Recommendations/options for shear reinforcement?


 
It seems thick to me too. Why not incorporate minimum shear reinforcement to reduce the wall thickness?

BA
 
I usually estimate wall thicknesses for buried structures by using a minimum of 12 inches or one inch per foot depth. So 36 inches for a wetwell buried 35 ft is in the right range. But I'd suggest fixing the bottom as well as the sides. It might save you 6 or 8 inches in thickness. Another trick is to take controlling shear at a distance "d" from the support as ACI Chapter 11 allows.
And is the top really free? Usually these things have a top slab so you can model it as supported. But the top condition isn't really going to affect bottom thickness.
I'd use the Bureau of Reclamation's "Moments and Shears on Rectangular Plates" instead of that crappy PCA document. It's out of print, but someone has a copy around you.
And if the walls need to be 36 inches thick, make them 36 inches. Don't mess around with shear reinforcement. Concrete walls, once you build the formwork, are pretty much just the price of concrete. Shear reinforcement is much more expensive and unreliable than concrete thickness.
 
Spoken by a man who has designed lots of stuff which is buried below ground. Listen to Jed...he knows.
 
Thanks for that post ishvaaag, I lost my copy and downloaded and saved the one you posted.
 
Jed and hokie,

As much as I hate to be argumentative, I cannot understand why the wall thickness would be selected on the basis of only the depth of the wet well. Surely the horizontal span would have something to do with it too.

I admit to having limited experience in this type of design, but I cannot understand why a 36" wall without shear reinforcement would be more economical than, say an 18" wall with shear reinforcement. Perhaps some additional comment from the old masters would be in order.

BA
 
BA, I'm talking about estimating thicknesses, not final design. But it works out that way in a surprising number of cases.
I have two reasons to stay way from shear reinforcing in walls. One is, that there really isn't very much good guidance in either textbooks or code. So I've used single horizontal bars, tied to the vertical steel. This seems very labor intensive and I'm never sure what they look like after the wall is poured.
The second reason is that when I size the wall thickness based on shear allowables, the vertical reinforcing is more reasonable. If I used an 18 inch thick wall, I might need #11's at 6" spacing (rho=1.5%, Mc=167 ft-kip/ft). With a 36 inch thick wall, maybe #8's at 12" (rho=.4%, Mc=230 ft-kip/ft).
 
Jed, if the bars are as congested as you suggest, I can see your point. I hadn't worked through to see how much steel would be required.

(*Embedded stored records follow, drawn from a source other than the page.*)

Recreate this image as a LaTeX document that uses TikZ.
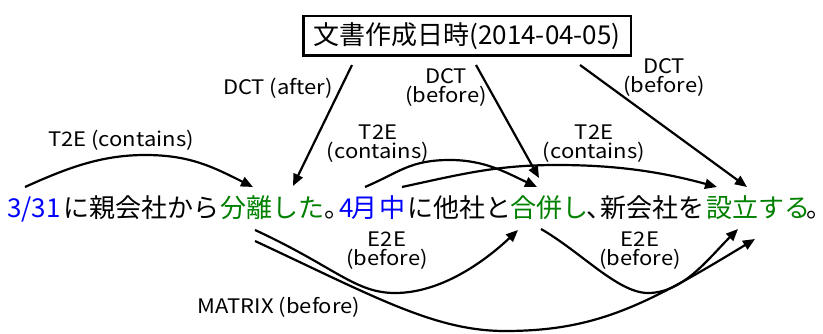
\documentclass[tikz,border=0pt]{standalone}
\usepackage{fontspec}
\setmainfont{Noto Sans CJK JP}
\newfontfamily\labfont[FakeStretch=1.1]{Noto Sans CJK JP}
\usetikzlibrary{arrows.meta}
\definecolor{tblue}{RGB}{0,0,255}
\definecolor{tgreen}{RGB}{0,128,0}
\tikzset{
  seg/.style={anchor=base west, inner sep=0pt, font=\fontsize{26}{26}\selectfont},
  lab/.style={font=\labfont\fontsize{20}{19}\selectfont, inner sep=0pt, align=center},
  conn/.style={line width=2.2pt, -{Triangle[length=12pt,width=10pt]}},
  dctbox/.style={draw, line width=2.5pt, minimum width=327.5pt, minimum height=39.5pt, inner sep=0pt, font=\fontsize{26}{26}\selectfont}
}
\begin{document}
\begin{tikzpicture}[x=1pt,y=-1pt]
\useasboundingbox (0,0) rectangle (823,334);
% document creation time box
\node[dctbox] (dct) at (467,36) {文書作成日時(2014-04-05)};
% sentence
\node[seg, text=tblue] (s1) at (7,218) {3/31};
\node[seg] (s2) at (63,218) {に親会社から};
\node[seg, text=tgreen] (s3) at (220,218) {分離した};
\node[seg] (s4) at (324,218) {。\kern-12pt};
\node[seg, text=tblue] (s5) at (339,218) {4\kern-2.5pt 月};
\node[seg, text=tblue] (s6) at (379,218) {中};
\node[seg] (s7) at (407,218) {に他社と};
\node[seg, text=tgreen] (s8) at (510,218) {合併し};
\node[seg] (s9) at (586,218) {、\kern-12pt};
\node[seg] (s10) at (600,218) {新会社を};
\node[seg, text=tgreen] (s11) at (706,218) {設立する};
\node[seg] (s12) at (806,218) {。\kern-10pt};
% labels
\node[lab] (l1) at (278,88) {DCT (after)};
\node[lab] (l2) at (446,87.5) {DCT\\(before)};
\node[lab] (l3) at (664,77.5) {DCT\\(before)};
\node[lab] (l4) at (121,140) {T2E (contains)};
\node[lab] (l5) at (378,144) {T2E\\(contains)};
\node[lab] (l6) at (594,144) {T2E\\(contains)};
\node[lab] (l7) at (387,251) {E2E\\(before)};
\node[lab] (l8) at (640,251) {E2E\\(before)};
\node[lab] (l9) at (279,307) {MATRIX (before)};
% connector end points
\coordinate (a1s) at (352,65);  \coordinate (a1e) at (293,186);
\coordinate (a2s) at (476,65);  \coordinate (a2e) at (539,178);
\coordinate (a3s) at (580,65);  \coordinate (a3e) at (747,187);
\coordinate (t1s) at (25,187);  \coordinate (t1e) at (253,187);
\coordinate (t2s) at (365,187); \coordinate (t2e) at (537,187);
\coordinate (t3s) at (402,187); \coordinate (t3e) at (717,187);
\coordinate (e1s) at (255,230); \coordinate (e1e) at (518,230);
\coordinate (ms) at (255,241);  \coordinate (me) at (755,239);
\coordinate (e2s) at (541,229); \coordinate (e2e) at (738,229);
% DCT arrows
\draw[conn] (a1s) -- (a1e);
\draw[conn] (a2s) -- (a2e);
\draw[conn] (a3s) -- (a3e);
% T2E arrows
\draw[conn] (t1s) .. controls +(40,-18) and +(-45,0) .. (145,155) .. controls +(45,0) and +(-40,-20) .. (t1e);
\draw[conn] (t2s) .. controls +(35,-15) and +(-40,0) .. (450,160) .. controls +(35,0) and +(-30,-14) .. (t2e);
\draw[conn] (t3s) .. controls +(60,-13) and +(-60,0) .. (557,165) .. controls +(60,0) and +(-55,-15) .. (t3e);
% E2E and MATRIX arrows
\draw[conn] (e1s) .. controls +(80,37) and +(-40,0) .. (395,293) .. controls +(45,0) and +(-35,33) .. (e1e);
\draw[conn] (ms) .. controls +(120,56) and +(-70,0) .. (505,331) .. controls +(90,0) and +(-110,67) .. (me);
\draw[conn] (e2s) .. controls +(40,23) and +(-30,0) .. (648,293) .. controls +(35,0) and +(-30,30) .. (e2e);
\end{tikzpicture}
\end{document}
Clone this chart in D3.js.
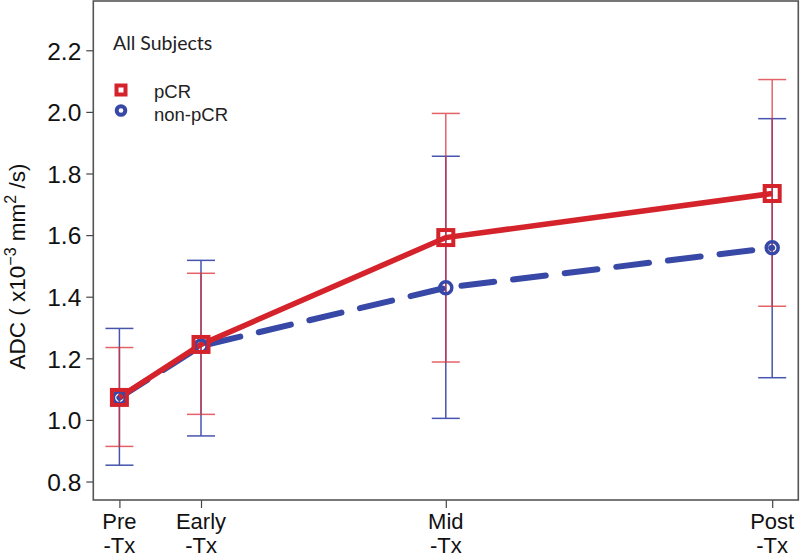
<!DOCTYPE html>
<html>
<head>
<meta charset="utf-8">
<script src="https://cdn.jsdelivr.net/npm/d3@7"></script>
<style>
  html, body { margin: 0; padding: 0; background: #fff; }
  svg { display: block; }
</style>
</head>
<body>
<svg id="chart" width="800" height="559"></svg>
<script>
// ---- data ----
const timepoints = [0, 3, 12, 24];               // weeks
const timeLabels = [["Pre", "-Tx"], ["Early", "-Tx"], ["Mid", "-Tx"], ["Post", "-Tx"]];
const yTicks = [0.8, 1.0, 1.2, 1.4, 1.6, 1.8, 2.0, 2.2];

const pcrMean = [1.073, 1.245, 1.592, 1.735];
const pcrLow  = [0.914, 1.018, 1.188, 1.369];
const pcrHigh = [1.235, 1.476, 1.995, 2.105];

const nonMean = [1.072, 1.240, 1.429, 1.559];
const nonLow  = [0.853, 0.948, 1.005, 1.137];
const nonHigh = [1.297, 1.518, 1.856, 1.978];

const seriesNames = ["pCR", "non-pCR"];
const legendTitle = "All Subjects";

// ---- layout ----
const svg = d3.select("#chart");
const pLeft = 93.3, pRight = 798.3, pTop = 1, pBottom = 500;
const RED = "#d5232c", BLUE = "#3848a6";
const RED_E = "#dc3036", BLUE_E = "#4654ad";

const x = d3.scaleLinear().domain([-0.96, 24.96]).range([pLeft, pRight]);
const y = d3.scaleLinear().domain([0.74, 2.36]).range([pBottom, pTop]);

// y axis
const yAxis = d3.axisLeft(y).tickValues(yTicks).tickFormat(d3.format(".1f")).tickSize(7).tickPadding(5);
const gy = svg.append("g").attr("transform", `translate(${pLeft},0)`).call(yAxis);
gy.select(".domain").remove();
gy.selectAll("line").attr("stroke", "#444").attr("stroke-width", 1.2);
gy.selectAll("text").attr("font-family", "Liberation Sans, Arial, sans-serif").attr("font-size", 24.5).attr("fill", "#111").attr("dy", "0.36em");

// x axis
const xAxis = d3.axisBottom(x).tickValues(timepoints).tickFormat("").tickSize(8);
const gx = svg.append("g").attr("transform", `translate(0,${pBottom})`).call(xAxis);
gx.select(".domain").remove();
gx.selectAll("line").attr("stroke", "#444").attr("stroke-width", 1.2);
timepoints.forEach((t, i) => {
  [0, 1].forEach(k => {
    svg.append("text")
      .attr("x", x(t)).attr("y", k === 0 ? 528.5 : 553)
      .attr("text-anchor", "middle")
      .attr("font-family", "Liberation Sans, Arial, sans-serif")
      .attr("font-size", 22).attr("fill", "#111")
      .text(timeLabels[i][k]);
  });
});

// box
svg.append("rect").attr("x", pLeft).attr("y", pTop).attr("width", pRight - pLeft).attr("height", pBottom - pTop)
  .attr("fill", "none").attr("stroke", "#555").attr("stroke-width", 1.6);

// y label
const yl = svg.append("text")
  .attr("transform", "translate(25,266.5) rotate(-90)")
  .attr("text-anchor", "middle")
  .attr("font-family", "Liberation Sans, Arial, sans-serif")
  .attr("font-size", 22.5).attr("fill", "#111");
yl.append("tspan").text("ADC ( x10");
yl.append("tspan").attr("dy", -9).attr("font-size", 16).text("\u22123");
yl.append("tspan").attr("dy", 9).text(" mm");
yl.append("tspan").attr("dy", -9).attr("font-size", 16).text("2");
yl.append("tspan").attr("dy", 9).text(" /s)");

// error bars
const cap = 14;
function errorBars(low, high, color, opacity) {
  const g = svg.append("g").attr("stroke", color).attr("stroke-width", 1.5).attr("opacity", opacity);
  timepoints.forEach((t, i) => {
    g.append("line").attr("x1", x(t)).attr("x2", x(t)).attr("y1", y(low[i])).attr("y2", y(high[i]));
    g.append("line").attr("x1", x(t) - cap).attr("x2", x(t) + cap).attr("y1", y(low[i])).attr("y2", y(low[i]));
    g.append("line").attr("x1", x(t) - cap).attr("x2", x(t) + cap).attr("y1", y(high[i])).attr("y2", y(high[i]));
  });
}
errorBars(nonLow, nonHigh, BLUE_E, 1);
errorBars(pcrLow, pcrHigh, RED_E, 0.75);

const line = d3.line().x((d, i) => x(timepoints[i])).y(d => y(d));

// non-pCR line (dashed)
svg.append("path").datum(nonMean).attr("d", line)
  .attr("fill", "none").attr("stroke", BLUE).attr("stroke-width", 6)
  .attr("stroke-dasharray", "33,19").attr("stroke-linecap", "round");
// pCR line (solid)
svg.append("path").datum(pcrMean).attr("d", line)
  .attr("fill", "none").attr("stroke", RED).attr("stroke-width", 5.5);

// markers
svg.append("g").selectAll("circle").data(nonMean).join("circle")
  .attr("cx", (d, i) => x(timepoints[i])).attr("cy", d => y(d)).attr("r", 6)
  .attr("fill", "none").attr("stroke", BLUE).attr("stroke-width", 3.5);
svg.append("g").selectAll("rect").data(pcrMean).join("rect")
  .attr("x", (d, i) => x(timepoints[i]) - 7.5).attr("y", d => y(d) - 7.5)
  .attr("width", 15).attr("height", 15)
  .attr("fill", "none").attr("stroke", RED).attr("stroke-width", 4);

// legend
svg.append("text").attr("x", 113).attr("y", 50)
  .attr("font-family", "Lato, 'Open Sans', sans-serif").attr("font-size", 19.5).attr("fill", "#222")
  .text(legendTitle);
svg.append("rect").attr("x", 116.5).attr("y", 85.5).attr("width", 9).attr("height", 9)
  .attr("fill", "#fff").attr("stroke", RED).attr("stroke-width", 4);
svg.append("circle").attr("cx", 121).attr("cy", 110.5).attr("r", 4.3)
  .attr("fill", "#fff").attr("stroke", BLUE).attr("stroke-width", 4);
[["pCR", 97.5], ["non-pCR", 120.5]].forEach(([t, yy], i) => {
  svg.append("text").attr("x", 154).attr("y", yy)
    .attr("font-family", "Liberation Sans, Arial, sans-serif").attr("font-size", 18.5).attr("fill", "#222")
    .text(seriesNames[i]);
});
</script>
</body>
</html>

I agree that single horizontal bars would be labor intensive. Perhaps there are other options, but closed stirrups are going to be a pain to install.

Would you consider tapering or stepping the walls from, say 12" at the top to 36" at the bottom?

BA
 
I've tapered walls (28 ft. deep reservoir) and stepped them (55 ft. deep pump station). Just once I'd like to get some feedback from a contractor that it saved them money. But I'm dreaming because they didn't know what the alternatives were. And sometimes the concrete wall thickness helps me resist flotation.
I strongly suspect that each one costs about the same or at least close enough that they don't affect the bid price.
 
Thanks for the link and your comments.

By what method do you estimate the shear d off the face of the support?

Subtract the soil pressure for a distance d?
 
Yes, you can take the bottom reaction and subtract the soil pressure from the bottom to "d" and use that to calculate your shear demand.
But don't do that for the internal pressure.